In 2022, the New York attorney general sued the school district for failing to protect their students from bullying and harassment, and the district won a decision at the trial court level. On appeal to the United States Court of Appeals for the Second Circuit, the school district lost in 2024. The appellate court held "that the State of New York had met its burden of pleading parens patriae standing at this stage of the litigation."

==Sports and academic organizations==
NW has an array of sports programs, including baseball, football, basketball, bowling, wrestling, cheer-leading, track, cross country, tennis, volleyball, swimming, golf, soccer, hockey and softball. Niagara-Wheatfield competes in the NFL (Niagara Frontier League) with rival schools such as Lewiston-Porter, Niagara Falls, and Lockport.
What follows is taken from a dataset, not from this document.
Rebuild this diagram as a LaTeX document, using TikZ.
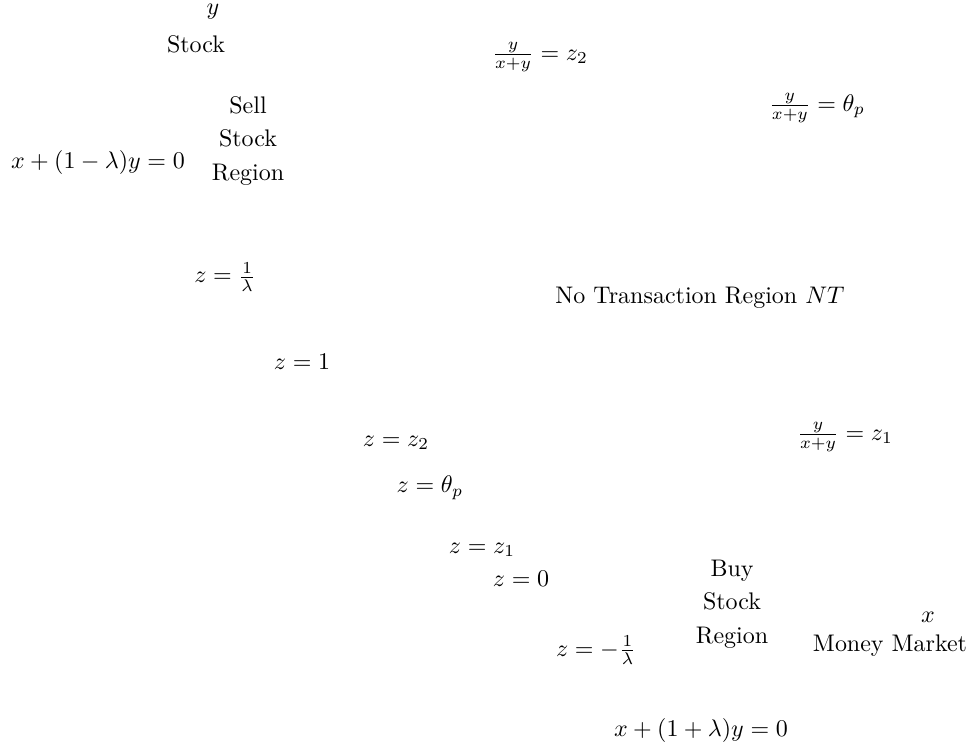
\documentclass[tikz,border=0pt]{standalone}
\usepackage{tikz}
\usetikzlibrary{positioning}

\begin{document}
\begin{tikzpicture}[x=0.014645cm, y=0.014645cm, font=\normalsize]
\useasboundingbox (0,0) rectangle (970,749);

% axes labels
\node (ylab) at (213,737) {$y$};
\node (stock) at (196,705) {Stock};
\node (xlab) at (928,132) {$x$};
\node (money) at (890,103) {Money Market};

% boundary lines
\node (sellbd) at (98,586) {$x+(1-\lambda)y=0$};
\node (buybd) at (701,19) {$x+(1+\lambda)y=0$};
\node (ztwo) at (540,692) {$\frac{y}{x+y}=z_2$};
\node (ztheta) at (817,641) {$\frac{y}{x+y}=\theta_p$};
\node (zone) at (845,312) {$\frac{y}{x+y}=z_1$};

% regions
\node (sell) at (248,608) [align=center] {Sell\\[2pt]Stock\\[2pt]Region};
\node (nt) at (700,451) {No Transaction Region $NT$};
\node (buy) at (732,145) [align=center] {Buy\\[2pt]Stock\\[2pt]Region};

% values of z
\node (zinv) at (225,472) {$z=\frac{1}{\lambda}$};
\node (zeq1) at (302,387) {$z=1$};
\node (zeqz2) at (396,306) {$z=z_2$};
\node (zeqth) at (430,261) {$z=\theta_p$};
\node (zeqz1) at (482,199) {$z=z_1$};
\node (zeq0) at (521,170) {$z=0$};
\node (zneg) at (596,99) {$z=-\frac{1}{\lambda}$};
\end{tikzpicture}
\end{document}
Niagara-Wheatfield is in New York's Section 6.

Niagara-Wheatfield also offers a wide variety of other organizations.

==Notable alumni==
- Rashad Evans

==Post-high school career paths==
The majority of each year's graduating classes go on to pursue two and four-year college-level degrees. 38.5% of students in the Class of 2006 went on to start a four-year degree program (91 students in-state and 4 out of state), 46% went on to start a two-year degree, 4.3% went on to start other vocational training programs, and 28 students total started employment immediately after graduation.

==2008: 50 year golden anniversary==
On April 24, 2008, Niagara-Wheatfield High School celebrated its "golden anniversary" of 50 years with a "Soda Shop Sock Hop with Big Wheelie and the Hubcaps and root beer floats", inviting all NW alumni who have graduated from the school since its opening 50 years previously.